J’ai reçu hier une lettre de du Lac: il m’y donne quelques détails intéressants sur la position du P. Rozaven(1), sur tout ce qu’il fait pour pousser le Pape à condamner l’abbé de la Mennais; et sur l’inutilité de ses efforts. Le bref de Grégoire XVI à l’archevêque de Toulouse ne saurait être considéré comme une condamnation. Les craintes que le Pape témoigne sont toutes naturelles. Le P. Rozaven a été jusqu’à lui faire croire que l’abbé de la Mennais fournissait les articles révolutionnaires imprimés dans les journaux italiens. Ce fait est parfaitement sûr. C’est le Pape lui-même qui l’a dit à un prêtre, arrive depuis peu de Rome et par qui j’avais connu l’existence du Bref, avant qu’il fût publié.

Je ne sais ce que fera maintenant M. de la Mennais. Il est certain qu’il ne saurait garder le silence. On dit qu’il a plusieurs ouvrages composés, sous ses yeux, qu’il ne fait point imprimer, afin d’ôter tout prétexte à ses adversaires, mais que si on le pousse trop il montrera les dents.

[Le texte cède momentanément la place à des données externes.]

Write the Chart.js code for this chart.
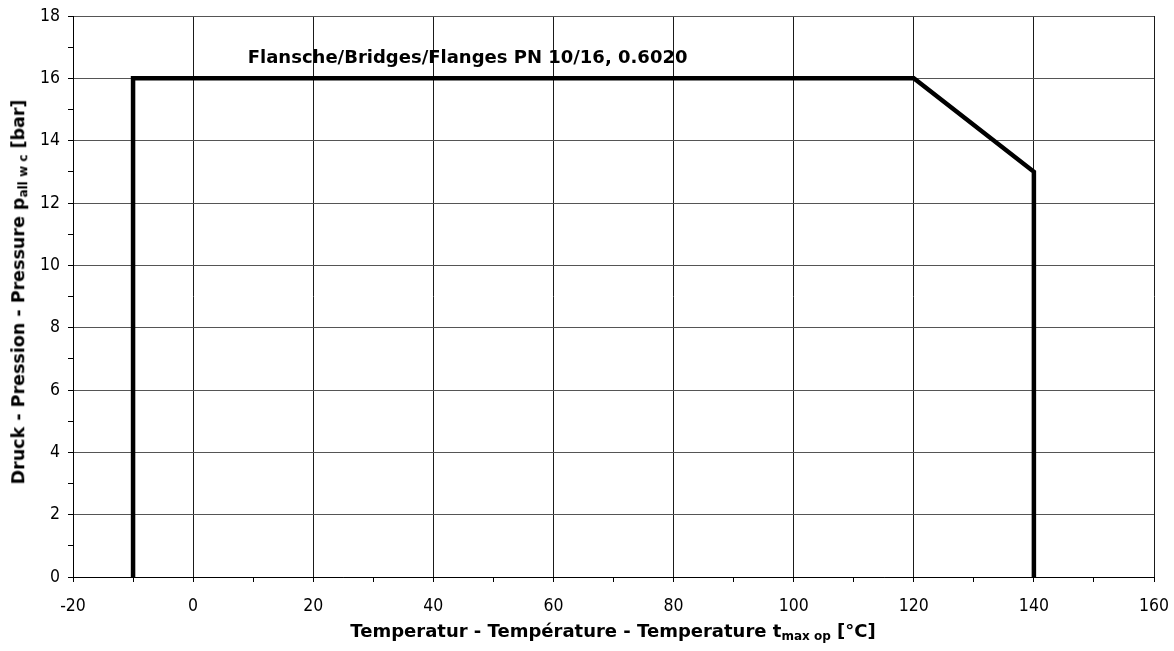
<!DOCTYPE html>
<html>
<head>
<meta charset="utf-8">
<script src="https://cdn.jsdelivr.net/npm/chart.js@4/dist/chart.umd.min.js"></script>
<style>
  html, body { margin: 0; padding: 0; background: #fff; }
  #wrap { position: relative; width: 1174px; height: 651px; overflow: hidden; background: #fff; }
  canvas { position: absolute; left: 0; top: 0; }
  .title { position: absolute; white-space: nowrap; font-family: "DejaVu Sans", sans-serif; font-weight: bold; color: #000; line-height: 1; }
  .title sub { font-size: 12px; vertical-align: -3px; line-height: 0; }
  #xTitle { font-size: 18px; left: 613px; top: 631px; transform: translate(-50%, -50%); }
  #yTitle { font-size: 17.5px; left: 19px; top: 292px; transform: translate(-50%, -50%) rotate(-90deg); }
</style>
</head>
<body>
<div id="wrap">
  <canvas id="c" width="1174" height="651"></canvas>
  <div class="title" id="xTitle">Temperatur - Température - Temperature t<sub>max op</sub> [°C]</div>
  <div class="title" id="yTitle">Druck - Pression - Pressure p<sub>all w c</sub> [bar]</div>
</div>
<script>
// ---- data ----
const tempC = [-10, -10, 120, 140, 140];
const pressureBar = [0, 16, 16, 13, 0];
const xTickLabels = [-20, 0, 20, 40, 60, 80, 100, 120, 140, 160];
const yTickLabels = [0, 2, 4, 6, 8, 10, 12, 14, 16, 18];
const seriesLabel = 'Flansche/Bridges/Flanges PN 10/16, 0.6020';

// ---- layout / style (kept separate from data) ----
const labelAnchor = { x: 9.1, y: 16.65 };
const TICK_FONT = '"DejaVu Sans Condensed", "DejaVu Sans", sans-serif';
const LABEL_FONT = '"DejaVu Sans", sans-serif';

const points = tempC.map((t, i) => ({ x: t, y: pressureBar[i] }));

const seriesLabelPlugin = {
  id: 'seriesLabel',
  afterDatasetsDraw(chart) {
    const { ctx, scales } = chart;
    ctx.save();
    ctx.font = 'bold 18px ' + LABEL_FONT;
    ctx.fillStyle = '#000';
    ctx.textAlign = 'left';
    ctx.textBaseline = 'middle';
    ctx.fillText(seriesLabel, scales.x.getPixelForValue(labelAnchor.x), scales.y.getPixelForValue(labelAnchor.y));
    ctx.restore();
  }
};

const bgPlugin = {
  id: 'bg',
  beforeDraw(chart) {
    const c = chart.ctx;
    c.save(); c.fillStyle = '#fff'; c.fillRect(0, 0, chart.width, chart.height); c.restore();
  }
};

new Chart(document.getElementById('c'), {
  type: 'scatter',
  data: {
    datasets: [{
      label: seriesLabel,
      data: points,
      showLine: true,
      borderColor: '#000',
      backgroundColor: '#000',
      borderWidth: 4.5,
      borderJoinStyle: 'miter',
      borderCapStyle: 'butt',
      pointRadius: 0,
      pointHoverRadius: 0,
      tension: 0
    }]
  },
  options: {
    responsive: false,
    devicePixelRatio: 1,
    animation: false,
    events: [],
    layout: { padding: { left: 0, top: 16, right: 20, bottom: 0 } },
    plugins: { legend: { display: false }, tooltip: { enabled: false } },
    scales: {
      x: {
        type: 'linear',
        min: xTickLabels[0],
        max: xTickLabels[xTickLabels.length - 1],
        afterFit(scale) { scale.height = 74; scale.paddingLeft = 0; scale.paddingRight = 0; },
        ticks: {
          stepSize: 10,
          autoSkip: false,
          maxRotation: 0,
          padding: 14,
          color: '#000',
          font: { family: TICK_FONT, size: 17.5 },
          callback: v => xTickLabels.includes(v) ? String(v) : ''
        },
        grid: {
          color: ctx => (ctx.tick && xTickLabels.includes(ctx.tick.value)) ? '#1a1a1a' : 'rgba(0,0,0,0)',
          tickColor: '#000',
          tickLength: 5,
          lineWidth: 1,
          drawTicks: true
        },
        border: { display: true, color: '#000', width: 1 }
      },
      y: {
        type: 'linear',
        min: yTickLabels[0],
        max: yTickLabels[yTickLabels.length - 1],
        afterFit(scale) { scale.width = 73; scale.paddingTop = 0; scale.paddingBottom = 0; },
        ticks: {
          stepSize: 1,
          autoSkip: false,
          padding: 8,
          color: '#000',
          font: { family: TICK_FONT, size: 17.5 },
          callback: v => yTickLabels.includes(v) ? String(v) : ''
        },
        grid: {
          color: ctx => (ctx.tick && yTickLabels.includes(ctx.tick.value)) ? '#555' : 'rgba(0,0,0,0)',
          tickColor: '#000',
          tickLength: 5,
          lineWidth: 1,
          drawTicks: true
        },
        border: { display: true, color: '#000', width: 1 }
      }
    }
  },
  plugins: [bgPlugin, seriesLabelPlugin]
});
</script>
</body>
</html>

L’article du marquis de Cadore(2) sur l’ouvrage de Carné a, en effet, choqué les royalistes, et il y avait de quoi les froisser. J’ai été content de l’explication que vous m’avez donnée. Il serait fâcheux que la Revue européenne s’aliénât les royalistes, auxquels elle peut faire du bien.

Mes parents vous remercient de votre bon souvenir. Je vous assure que M. Combalot, qui n’est point directeur de ma soeur, a vendu la peau de l’ours avant de la tenir(3).

Adieu, mon cher Eugène. Je vous embrasse sur les deux joues.

Emmanuel.
Notes et post-scriptum
1. Rozaven, né à Quimper le 9 mars 1772, mort le 2 avril 1851. D'abord membre de la société du Sacré-Coeur et attaché au pensionnat de Kensington, en Angleterre, il entra chez les Jésuites le 28 mars 1804 et se livra en Russie aux travaux du ministère. Expulsé de ce pays en 1820, il se rendit à Rome pour l'élection du P. Fortis et fut nommé assistant de France, poste qu'il garda jusqu'à sa mort. Il attaqua la philosophie mennaisienne dans son ouvrage, *Examen d'un livre intitulé: Des doctrines philosophiques sur la certitude dans leurs rapports avec les fondements de la théologie par l'abbé Gerbet*, lequel parut à Avignon à la fin de 1831.
2. Il s'agit de Champagny, futur auteur des *Césars*, dont la famille portait, depuis Napoléon, le titre de Cadore.
3. D'après la lettre de La Gournerie, du 25 juillet, l'abbé Combalot se vantait tout haut de faire entrer Augustine d'Alzon chez les Bénédictines.